Given task = Write out the data again exactly, skipping every picture.

Dataset content =
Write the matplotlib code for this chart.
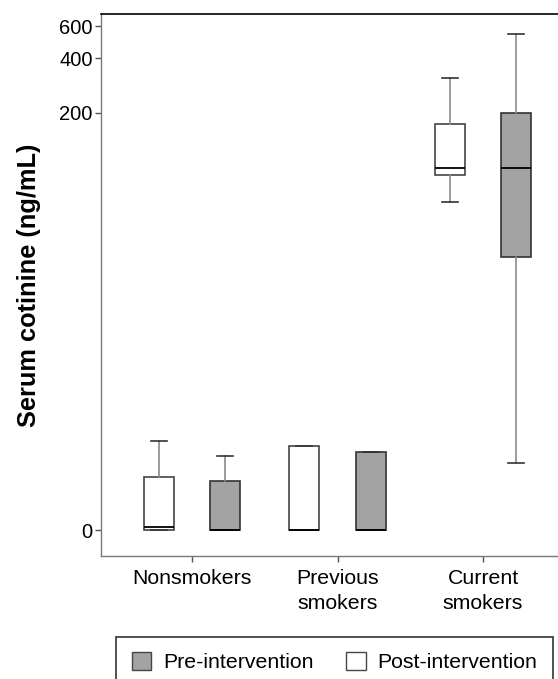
import numpy as np
import matplotlib
matplotlib.use("Agg")
import matplotlib.pyplot as plt
from matplotlib.patches import Patch

plt.rcParams['font.family'] = ['Liberation Sans', 'DejaVu Sans']

# data (ng/mL)
groups = ['Nonsmokers', 'Previous\nsmokers', 'Current\nsmokers']
# post-intervention (white boxes, left of each group)
post_q1 = [0.0, 0.0, 90.2]
post_med = [0.04, 0.0, 98.6]
post_q3 = [0.97, 1.9, 173.5]
post_lo = [0.0, 0.0, 63.5]
post_hi = [2.09, 1.9, 310.0]
# pre-intervention (grey boxes, right of each group)
pre_q1 = [0.0, 0.0, 31.3]
pre_med = [0.0, 0.0, 98.6]
pre_q3 = [0.87, 1.68, 198.7]
pre_lo = [0.0, 0.0, 1.34]
pre_hi = [1.56, 1.68, 544.0]

yticks = [0, 200, 400, 600]


def fwd(y):
    return np.log10(np.clip(y, -0.99, None) + 1)


def inv(t):
    return 10 ** t - 1


def make_stats(q1, med, q3, lo, hi):
    return [dict(q1=a, med=b, q3=c, whislo=d, whishi=e, fliers=[])
            for a, b, c, d, e in zip(q1, med, q3, lo, hi)]


fig = plt.figure(figsize=(5.58, 6.79), dpi=100)
ax = fig.add_axes([0.181, 0.1811, 0.819, 0.7983])

x = np.arange(len(groups))
off = 0.227
w = 0.206

common = dict(widths=w, patch_artist=True, capwidths=0.11,
              whiskerprops=dict(color='#8a8a8a', lw=1.2),
              capprops=dict(color='#333333', lw=1.2),
              medianprops=dict(color='black', lw=1.3),
              showfliers=False)

ax.bxp(make_stats(post_q1, post_med, post_q3, post_lo, post_hi),
       positions=x - off,
       boxprops=dict(facecolor='white', edgecolor='#444444', lw=1.2),
       **common)
ax.bxp(make_stats(pre_q1, pre_med, pre_q3, pre_lo, pre_hi),
       positions=x + off,
       boxprops=dict(facecolor='#a3a3a3', edgecolor='#333333', lw=1.2),
       **common)

ax.set_yscale('function', functions=(fwd, inv))
ax.set_ylim(-0.281, 703)
ax.set_yticks(yticks)
ax.set_yticklabels([str(v) for v in yticks])
ax.yaxis.set_minor_locator(matplotlib.ticker.NullLocator())
ax.set_xlim(-0.625, 2.515)
ax.set_xticks(x)
ax.set_xticklabels(groups, linespacing=1.42, fontsize=15.3)

ax.spines['right'].set_visible(False)
ax.spines['top'].set_color('black')
ax.spines['top'].set_linewidth(1.2)
for s in ['left', 'bottom']:
    ax.spines[s].set_color('#7a7a7a')
    ax.spines[s].set_linewidth(1.0)
ax.tick_params(axis='both', colors='#555555', labelcolor='black',
               labelsize=14.5, length=4, width=1.0, pad=2)
ax.tick_params(axis='x', pad=5, labelsize=15.3)

ax.set_ylabel('Serum cotinine (ng/mL)', fontsize=18.3, fontweight='bold',
              labelpad=13)

handles = [Patch(facecolor='#a3a3a3', edgecolor='#444444', label='Pre-intervention'),
           Patch(facecolor='white', edgecolor='#444444', label='Post-intervention')]
leg = fig.legend(handles=handles, loc='center', ncol=2,
                 bbox_to_anchor=((116 + 553) / 2 / 558, 1 - 662 / 679),
                 fontsize=15.3, frameon=True, fancybox=False,
                 handlelength=0.92, handleheight=0.92, handletextpad=0.55,
                 columnspacing=1.55, borderpad=0.72, borderaxespad=0)
leg.get_frame().set_edgecolor('black')
leg.get_frame().set_linewidth(1.2)

fig.savefig('out.png', dpi=100)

Solution to this problem =
Write the matplotlib code for this chart.
import numpy as np
import matplotlib
matplotlib.use("Agg")
import matplotlib.pyplot as plt
from matplotlib.patches import Patch

plt.rcParams['font.family'] = ['Liberation Sans', 'DejaVu Sans']

# data (ng/mL)
groups = ['Nonsmokers', 'Previous\nsmokers', 'Current\nsmokers']
# post-intervention (white boxes, left of each group)
post_q1 = [0.0, 0.0, 90.2]
post_med = [0.04, 0.0, 98.6]
post_q3 = [0.97, 1.9, 173.5]
post_lo = [0.0, 0.0, 63.5]
post_hi = [2.09, 1.9, 310.0]
# pre-intervention (grey boxes, right of each group)
pre_q1 = [0.0, 0.0, 31.3]
pre_med = [0.0, 0.0, 98.6]
pre_q3 = [0.87, 1.68, 198.7]
pre_lo = [0.0, 0.0, 1.34]
pre_hi = [1.56, 1.68, 544.0]

yticks = [0, 200, 400, 600]


def fwd(y):
    return np.log10(np.clip(y, -0.99, None) + 1)


def inv(t):
    return 10 ** t - 1


def make_stats(q1, med, q3, lo, hi):
    return [dict(q1=a, med=b, q3=c, whislo=d, whishi=e, fliers=[])
            for a, b, c, d, e in zip(q1, med, q3, lo, hi)]


fig = plt.figure(figsize=(5.58, 6.79), dpi=100)
ax = fig.add_axes([0.181, 0.1811, 0.819, 0.7983])

x = np.arange(len(groups))
off = 0.227
w = 0.206

common = dict(widths=w, patch_artist=True, capwidths=0.11,
              whiskerprops=dict(color='#8a8a8a', lw=1.2),
              capprops=dict(color='#333333', lw=1.2),
              medianprops=dict(color='black', lw=1.3),
              showfliers=False)

ax.bxp(make_stats(post_q1, post_med, post_q3, post_lo, post_hi),
       positions=x - off,
       boxprops=dict(facecolor='white', edgecolor='#444444', lw=1.2),
       **common)
ax.bxp(make_stats(pre_q1, pre_med, pre_q3, pre_lo, pre_hi),
       positions=x + off,
       boxprops=dict(facecolor='#a3a3a3', edgecolor='#333333', lw=1.2),
       **common)

ax.set_yscale('function', functions=(fwd, inv))
ax.set_ylim(-0.281, 703)
ax.set_yticks(yticks)
ax.set_yticklabels([str(v) for v in yticks])
ax.yaxis.set_minor_locator(matplotlib.ticker.NullLocator())
ax.set_xlim(-0.625, 2.515)
ax.set_xticks(x)
ax.set_xticklabels(groups, linespacing=1.42, fontsize=15.3)

ax.spines['right'].set_visible(False)
ax.spines['top'].set_color('black')
ax.spines['top'].set_linewidth(1.2)
for s in ['left', 'bottom']:
    ax.spines[s].set_color('#7a7a7a')
    ax.spines[s].set_linewidth(1.0)
ax.tick_params(axis='both', colors='#555555', labelcolor='black',
               labelsize=14.5, length=4, width=1.0, pad=2)
ax.tick_params(axis='x', pad=5, labelsize=15.3)

ax.set_ylabel('Serum cotinine (ng/mL)', fontsize=18.3, fontweight='bold',
              labelpad=13)

handles = [Patch(facecolor='#a3a3a3', edgecolor='#444444', label='Pre-intervention'),
           Patch(facecolor='white', edgecolor='#444444', label='Post-intervention')]
leg = fig.legend(handles=handles, loc='center', ncol=2,
                 bbox_to_anchor=((116 + 553) / 2 / 558, 1 - 662 / 679),
                 fontsize=15.3, frameon=True, fancybox=False,
                 handlelength=0.92, handleheight=0.92, handletextpad=0.55,
                 columnspacing=1.55, borderpad=0.72, borderaxespad=0)
leg.get_frame().set_edgecolor('black')
leg.get_frame().set_linewidth(1.2)

fig.savefig('out.png', dpi=100)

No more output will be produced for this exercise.